▶ _Information supplied_

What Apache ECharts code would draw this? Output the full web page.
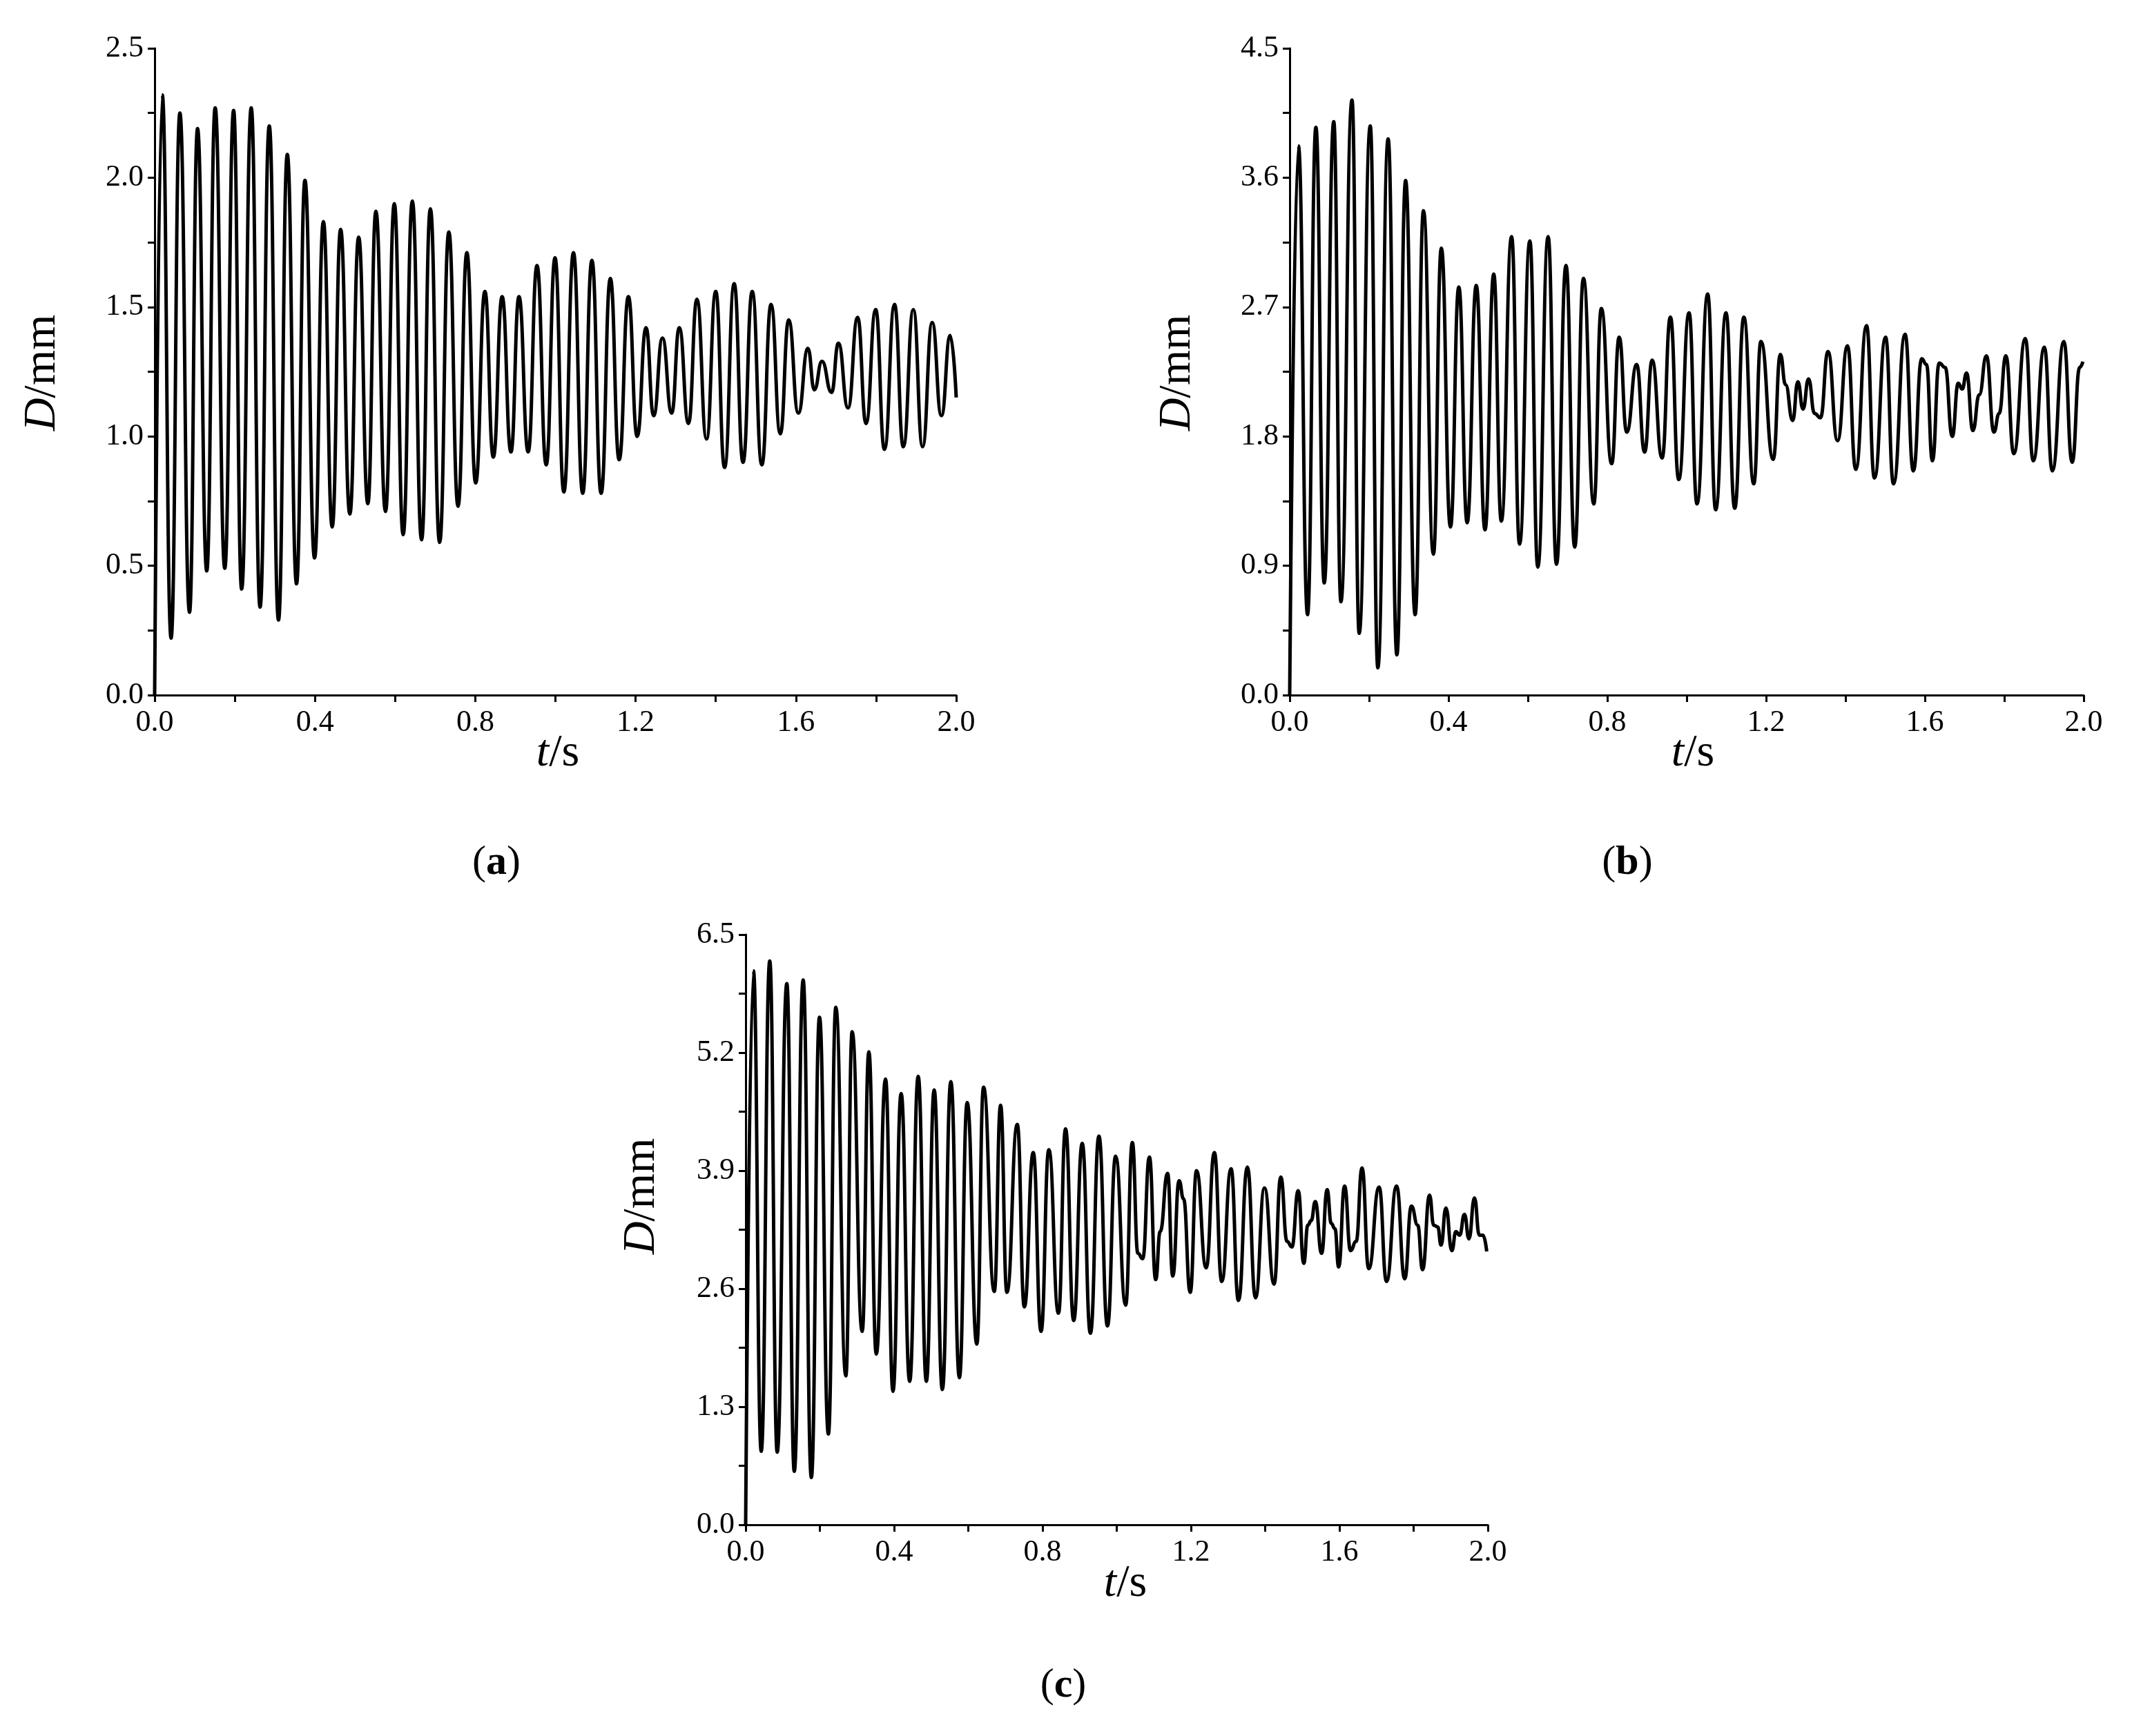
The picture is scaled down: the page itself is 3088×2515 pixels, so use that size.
<!DOCTYPE html>
<html>
<head>
<meta charset="utf-8">
<script src="https://cdn.jsdelivr.net/npm/echarts@6/dist/echarts.min.js"></script>
<style>
  html, body { margin: 0; background: #fff; }
  #chart { width: 3088px; height: 2515px; }
</style>
</head>
<body>
<div id="chart"></div>
<script>
/* ================================
   DATA (peaks / troughs)
================================ */
const aT = [0, .019, .041, .063, .087, .107, .130, .151, .175, .197, .217, .241, .263, .286, .309, .331, .354, .375, .399, .421, .443, .464, .487, .509, .532, .552, .576, .598, .620, .643, .666, .688, .711, .734, .757, .779, .801, .824, .845, .867, .889, .909, .932, .954, .977, .999,
  1.021, 1.045, 1.068, 1.091, 1.114, 1.137, 1.159, 1.182, 1.204, 1.226, 1.245, 1.267, 1.290, 1.309, 1.332, 1.353, 1.377, 1.400, 1.422, 1.446, 1.468, 1.491, 1.515, 1.538, 1.561, 1.582, 1.606, 1.630, 1.646, 1.665, 1.689, 1.706, 1.730, 1.754, 1.775, 1.799, 1.821, 1.846, 1.868, 1.893, 1.916, 1.940, 1.963, 1.985, 2.0];
const aD = [0, 2.32, 0.22, 2.25, 0.32, 2.19, 0.48, 2.27, 0.49, 2.26, 0.41, 2.27, 0.34, 2.20, 0.29, 2.09, 0.43, 1.99, 0.53, 1.83, 0.65, 1.80, 0.70, 1.77, 0.74, 1.87, 0.71, 1.90, 0.62, 1.91, 0.60, 1.88, 0.59, 1.79, 0.73, 1.71, 0.82, 1.56, 0.92, 1.54, 0.94, 1.54, 0.94, 1.66, 0.89, 1.69,
  0.785, 1.71, 0.78, 1.68, 0.78, 1.61, 0.91, 1.54, 1.00, 1.42, 1.08, 1.38, 1.09, 1.42, 1.05, 1.53, 0.99, 1.56, 0.88, 1.59, 0.90, 1.56, 0.89, 1.51, 1.01, 1.45, 1.09, 1.34, 1.18, 1.29, 1.17, 1.36, 1.11, 1.46, 1.05, 1.49, 0.95, 1.51, 0.96, 1.49, 0.96, 1.44, 1.08, 1.39, 1.15];

const bT = [0, .022, .045, .066, .087, .111, .129, .157, .175, .203, .222, .248, .270, .292, .316, .337, .362, .382, .405, .426, .447, .470, .492, .514, .533, .559, .579, .605, .625, .651, .672, .696, .718, .740, .766, .785, .811, .830, .849, .874, .894, .913, .938, .959, .980,
  1.006, 1.026, 1.053, 1.073, 1.099, 1.121, 1.144, 1.169, 1.187, 1.218, 1.236, 1.249, 1.267, 1.280, 1.293, 1.307, 1.322, 1.337, 1.356, 1.380, 1.405, 1.426, 1.453, 1.473, 1.501, 1.521, 1.550, 1.571, 1.592, 1.604, 1.619, 1.636, 1.651, 1.669, 1.684, 1.694, 1.705, 1.721, 1.737, 1.755, 1.774, 1.787, 1.804, 1.824, 1.853, 1.873, 1.901, 1.921, 1.950, 1.971, 1.990, 1.998];
const bD = [0, 3.82, 0.56, 3.95, 0.78, 3.99, 0.65, 4.14, 0.43, 3.96, 0.19, 3.87, 0.28, 3.58, 0.56, 3.37, 0.98, 3.11, 1.17, 2.84, 1.20, 2.85, 1.15, 2.93, 1.21, 3.19, 1.05, 3.16, 0.89, 3.19, 0.91, 2.99, 1.03, 2.90, 1.33, 2.69, 1.61, 2.49, 1.83, 2.30, 1.69, 2.33, 1.65, 2.63, 1.50,
  2.66, 1.33, 2.79, 1.29, 2.66, 1.30, 2.63, 1.47, 2.46, 1.64, 2.37, 2.16, 1.91, 2.18, 1.99, 2.20, 1.96, 1.93, 2.39, 1.77, 2.43, 1.57, 2.57, 1.51, 2.49, 1.47, 2.51, 1.56, 2.34, 2.30, 1.63, 2.31, 2.28, 1.80, 2.17, 2.13, 2.24, 1.84, 2.09, 2.36, 1.83, 1.96, 2.36, 1.68, 2.48, 1.63, 2.42, 1.56, 2.46, 1.62, 2.28, 2.32];

const cT = [0, .021, .042, .065, .085, .111, .131, .155, .177, .199, .223, .243, .270, .287, .314, .332, .352, .377, .397, .419, .442, .465, .487, .508, .530, .553, .576, .597, .623, .641, .670, .687, .704, .732, .751, .775, .796, .817, .843, .862, .884, .907, .929, .952, .975,
  .997, 1.024, 1.042, 1.057, 1.070, 1.088, 1.105, 1.117, 1.137, 1.151, 1.168, 1.180, 1.198, 1.215, 1.241, 1.263, 1.283, 1.308, 1.328, 1.352, 1.374, 1.398, 1.424, 1.442, 1.459, 1.472, 1.489, 1.504, 1.515, 1.524, 1.535, 1.552, 1.567, 1.578, 1.588, 1.598, 1.614, 1.630, 1.645, 1.661, 1.679, 1.707, 1.727, 1.754, 1.776, 1.794, 1.811, 1.824, 1.843, 1.854, 1.865, 1.874, 1.887, 1.903, 1.914, 1.924, 1.937, 1.949, 1.964, 1.977, 1.987, 1.997];
const cD = [0, 6.10, 0.81, 6.21, 0.80, 5.96, 0.59, 6.00, 0.52, 5.59, 1.00, 5.70, 1.64, 5.43, 2.13, 5.21, 1.88, 4.91, 1.47, 4.75, 1.58, 4.94, 1.58, 4.79, 1.49, 4.88, 1.62, 4.65, 1.99, 4.82, 2.57, 4.62, 2.56, 4.41, 2.40, 4.10, 2.13, 4.13, 2.33, 4.36, 2.25, 4.20, 2.11, 4.28, 2.19,
  4.06, 2.42, 4.21, 2.99, 2.93, 4.05, 2.70, 3.23, 3.87, 2.74, 3.79, 3.59, 2.56, 3.90, 2.83, 4.10, 2.68, 3.92, 2.47, 3.94, 2.50, 3.71, 2.65, 3.83, 3.12, 3.06, 3.68, 2.88, 3.30, 3.35, 3.56, 2.99, 3.69, 3.32, 3.26, 2.84, 3.73, 3.02, 3.12, 3.93, 2.82, 3.72, 2.68, 3.73, 2.71, 3.51, 3.30, 2.81, 3.63, 3.30, 3.28, 3.08, 3.49, 3.02, 3.23, 3.19, 3.42, 3.15, 3.60, 3.19, 3.19, 3.01];

const yMax  = [2.5, 4.5, 6.5];
const yStep = [0.5, 0.9, 1.3];
const panelTags = ["(a)", "(b)", "(c)"];

/* ================================
   BUILD OPTION
================================ */
const FONT = "Liberation Serif";
const grids = [
  { left: 224, top: 70, width: 1161, height: 937 },
  { left: 1868, top: 70, width: 1150, height: 937 },
  { left: 1080, top: 1354, width: 1075, height: 855 }
];
const series = [[aT, aD], [bT, bD], [cT, cD]];

const axisCommon = {
  axisLine: { show: true, onZero: false, lineStyle: { color: "#000", width: 3 } },
  axisTick: { show: true, length: 10, lineStyle: { color: "#000", width: 3 } },
  minorTick: { show: true, splitNumber: 2, length: 10, lineStyle: { color: "#000", width: 3 } },
  splitLine: { show: false },
  axisLabel: { color: "#000", fontFamily: FONT, fontSize: 44, formatter: v => v.toFixed(1) }
};

const option = {
  backgroundColor: "#fff",
  animation: false,
  grid: grids,
  xAxis: grids.map((g, i) => Object.assign({}, axisCommon, {
    type: "value", gridIndex: i, min: 0, max: 2, interval: 0.4,
    axisLabel: Object.assign({}, axisCommon.axisLabel, { margin: 18 })
  })),
  yAxis: grids.map((g, i) => Object.assign({}, axisCommon, {
    type: "value", gridIndex: i, min: 0, max: yMax[i], interval: yStep[i],
    axisLabel: Object.assign({}, axisCommon.axisLabel, { margin: 16 })
  })),
  series: series.map((s, i) => ({
    type: "line",
    xAxisIndex: i, yAxisIndex: i,
    data: s[0].map((t, k) => [t, s[1][k]]),
    showSymbol: false,
    smooth: 0.5,
    smoothMonotone: "x",
    lineStyle: { color: "#000", width: 5 }
  })),
  graphic: []
};

/* ================================
   AXIS TITLES + PANEL TAGS
================================ */
const rich = {
  i: { fontFamily: FONT, fontStyle: "italic", fontSize: 66, fill: "#000" },
  n: { fontFamily: FONT, fontSize: 66, fill: "#000" },
  b: { fontFamily: FONT, fontWeight: "bold", fontSize: 60, fill: "#000" },
  p: { fontFamily: FONT, fontSize: 60, fill: "#000" }
};
const yTitlePos = [[62, 540], [1706, 540], [930, 1733]];
const xTitlePos = [[808, 1092], [2452, 1092], [1630, 2295]];
const tagPos = [[719, 1250], [2357, 1250], [1540, 2442]];

grids.forEach((g, i) => {
  option.graphic.push({
    type: "text", x: yTitlePos[i][0], y: yTitlePos[i][1], rotation: Math.PI / 2,
    style: { text: "{i|D}{n|/mm}", rich: rich, align: "center", verticalAlign: "middle" }
  });
  option.graphic.push({
    type: "text", x: xTitlePos[i][0], y: xTitlePos[i][1],
    style: { text: "{i|t}{n|/s}", rich: rich, align: "center", verticalAlign: "middle" }
  });
  option.graphic.push({
    type: "text", x: tagPos[i][0], y: tagPos[i][1],
    style: { text: "{p|(}{b|" + panelTags[i].slice(1, -1) + "}{p|)}", rich: rich, align: "center", verticalAlign: "middle" }
  });
});

const chart = echarts.init(document.getElementById("chart"));
chart.setOption(option);
</script>
</body>
</html>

▶ _Set task_
Every line that holds the word "page" should be extracted.

▶ _Answer for the task_
What Apache ECharts code would draw this? Output the full web page.
The picture is scaled down: the page itself is 3088×2515 pixels, so use that size.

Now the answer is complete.